The educational efforts were beefed up by the creation last year of Seniors Against Investment Fraud, based at the Corporations Department and financed by a three-year, $1.2-million grant from the Governor’s Office of Criminal Justice Planning.
Working through senior-advocacy and consumer groups, the statewide program trains volunteers to spread the anti-fraud message to the elderly at churches, senior centers and other gathering places.
Such efforts could get a significant boost from last month’s $1.4-billion Wall Street settlement, which provides $85 million for investor education around the country. It is unclear how the money will be divided, but California could get about $5 million under a population-based split that is one of the options being considered.

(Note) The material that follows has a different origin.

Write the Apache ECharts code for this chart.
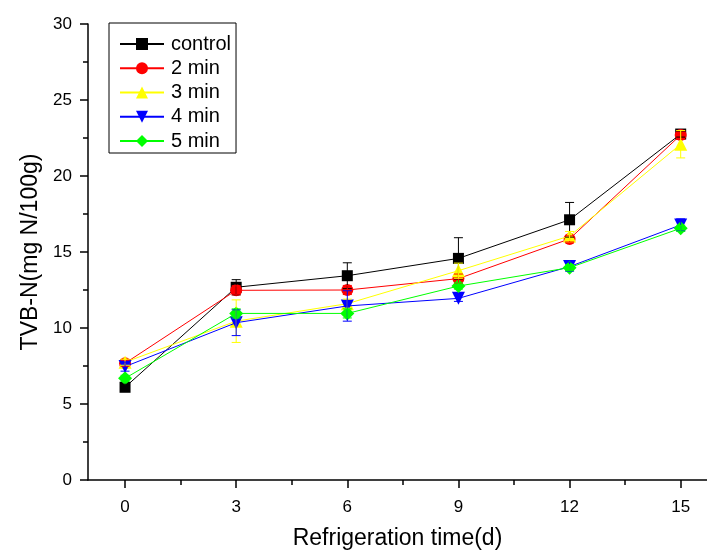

California Corporations Commissioner Demetrios A. Boutris doesn’t have a specific plan for the money, but given the shoestring nature of the agency’s current educational efforts, “We’ll know how to use it,” Coveyou said.
Outside the Corporations Department, some basic financial-literacy education is offered by the Cooperative State Research, Education and Extension Service, a venerable program run jointly by the U.S. Department of Agriculture, 105 land-grant universities and 3,150 county governments across the country.
Securities and Exchange Commission officials see the service as a potential vehicle for grass-roots investor-education instruction under the settlement.
In California, however, the extension service reaches mostly low-income people who have little money to invest, noted Karen Varcoe, who runs the cooperative’s financial-education program out of UC Riverside.
Most of the instructors are nutritionists who get extra training in basic household-finance issues such as budgeting and making sound spending and borrowing decisions.